# EXERCISE DETAILS
Search the material and gather each line with "that" in it.

begin

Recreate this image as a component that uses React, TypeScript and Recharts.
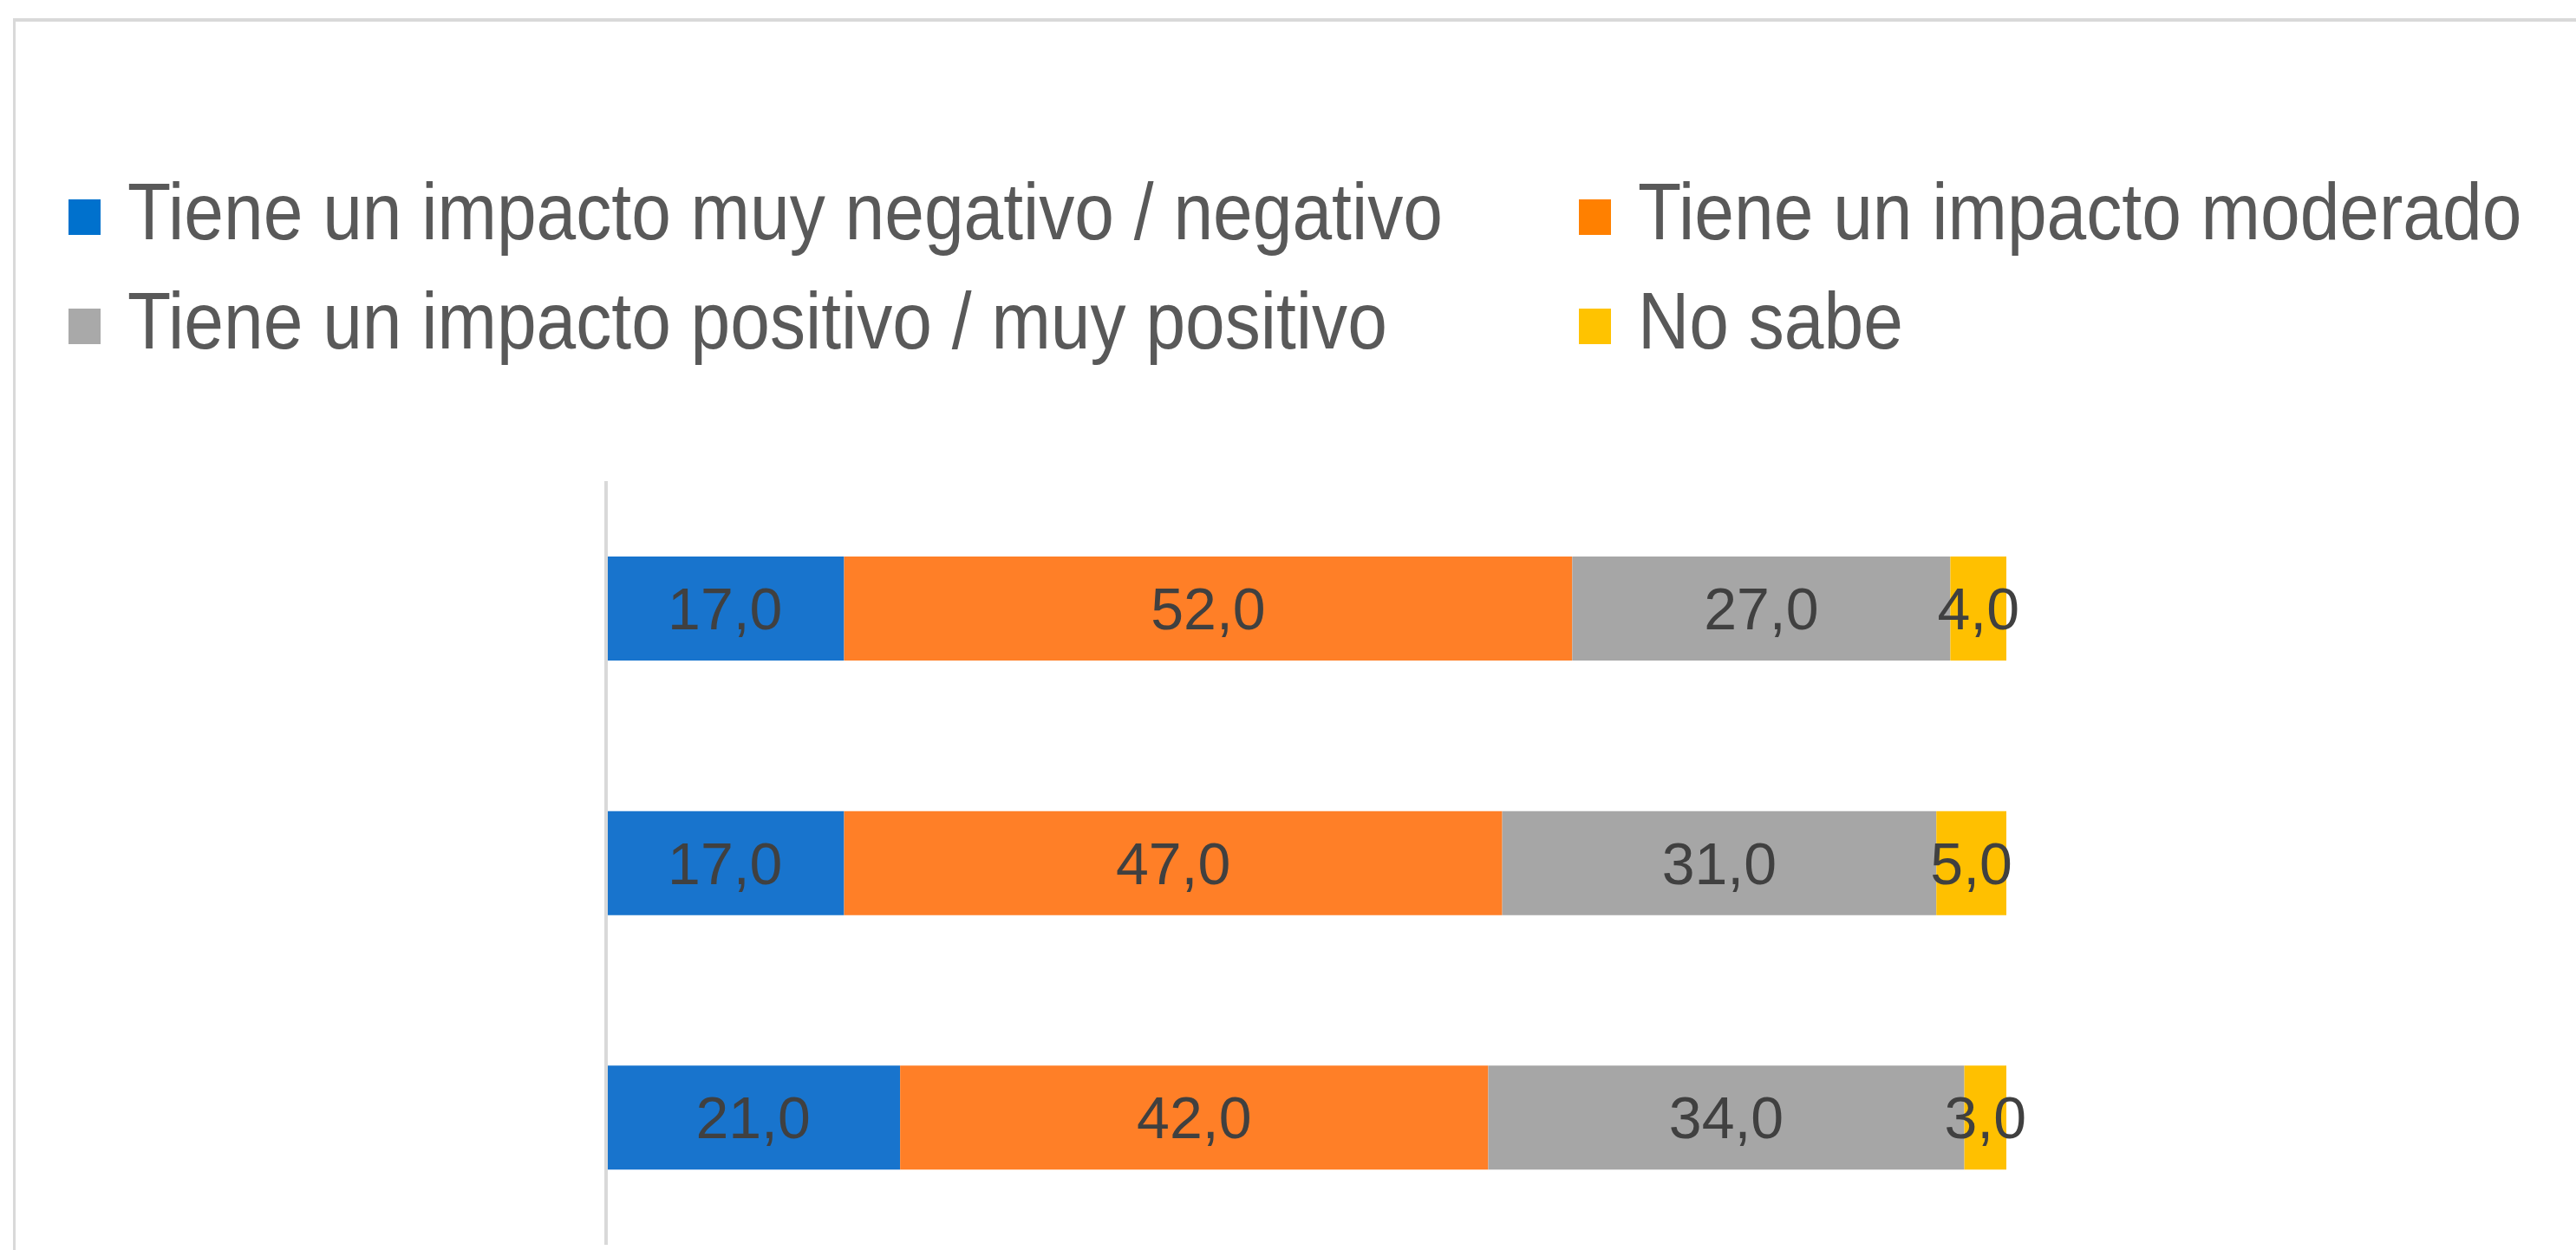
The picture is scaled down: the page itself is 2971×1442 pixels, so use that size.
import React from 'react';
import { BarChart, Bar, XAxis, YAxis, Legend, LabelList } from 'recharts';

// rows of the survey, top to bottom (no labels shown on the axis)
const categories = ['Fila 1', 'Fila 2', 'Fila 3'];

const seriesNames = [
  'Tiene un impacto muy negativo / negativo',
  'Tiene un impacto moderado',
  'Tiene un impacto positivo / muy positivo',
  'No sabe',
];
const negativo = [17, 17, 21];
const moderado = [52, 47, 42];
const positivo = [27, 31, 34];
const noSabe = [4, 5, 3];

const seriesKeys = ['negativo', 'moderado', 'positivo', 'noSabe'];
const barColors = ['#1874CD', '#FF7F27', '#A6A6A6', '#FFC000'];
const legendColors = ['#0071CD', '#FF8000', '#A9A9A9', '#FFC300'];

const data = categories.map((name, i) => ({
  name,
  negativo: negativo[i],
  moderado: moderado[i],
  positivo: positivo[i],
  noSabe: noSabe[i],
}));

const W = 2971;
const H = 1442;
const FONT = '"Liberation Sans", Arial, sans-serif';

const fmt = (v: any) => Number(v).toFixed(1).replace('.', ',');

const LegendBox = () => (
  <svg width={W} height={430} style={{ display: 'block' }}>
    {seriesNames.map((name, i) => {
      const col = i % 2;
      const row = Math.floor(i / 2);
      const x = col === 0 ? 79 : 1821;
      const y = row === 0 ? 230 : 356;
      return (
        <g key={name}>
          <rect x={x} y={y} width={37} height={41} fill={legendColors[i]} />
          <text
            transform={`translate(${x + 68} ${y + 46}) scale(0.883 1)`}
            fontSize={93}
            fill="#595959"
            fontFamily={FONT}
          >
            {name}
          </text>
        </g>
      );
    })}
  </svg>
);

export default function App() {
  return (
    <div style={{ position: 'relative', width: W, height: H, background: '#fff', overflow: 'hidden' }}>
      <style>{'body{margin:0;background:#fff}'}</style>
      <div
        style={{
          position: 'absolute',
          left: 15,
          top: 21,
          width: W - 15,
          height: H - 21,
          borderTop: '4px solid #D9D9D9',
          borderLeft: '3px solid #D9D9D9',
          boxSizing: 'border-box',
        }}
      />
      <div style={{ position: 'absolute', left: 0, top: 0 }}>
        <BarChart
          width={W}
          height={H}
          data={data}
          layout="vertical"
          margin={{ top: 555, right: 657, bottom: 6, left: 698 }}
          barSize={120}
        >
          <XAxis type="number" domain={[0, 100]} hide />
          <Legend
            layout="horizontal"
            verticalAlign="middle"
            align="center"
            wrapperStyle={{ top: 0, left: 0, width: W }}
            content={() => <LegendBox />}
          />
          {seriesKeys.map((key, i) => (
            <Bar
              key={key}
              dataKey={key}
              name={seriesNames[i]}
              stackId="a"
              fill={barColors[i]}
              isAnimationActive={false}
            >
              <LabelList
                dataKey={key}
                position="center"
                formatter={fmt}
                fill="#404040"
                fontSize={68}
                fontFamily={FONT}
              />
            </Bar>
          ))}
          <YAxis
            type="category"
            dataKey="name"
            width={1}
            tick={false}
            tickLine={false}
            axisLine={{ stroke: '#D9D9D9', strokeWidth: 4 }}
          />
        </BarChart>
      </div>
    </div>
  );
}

end

# WORKED ANSWER
Recreate this image as a component that uses React, TypeScript and Recharts.
The picture is scaled down: the page itself is 2971×1442 pixels, so use that size.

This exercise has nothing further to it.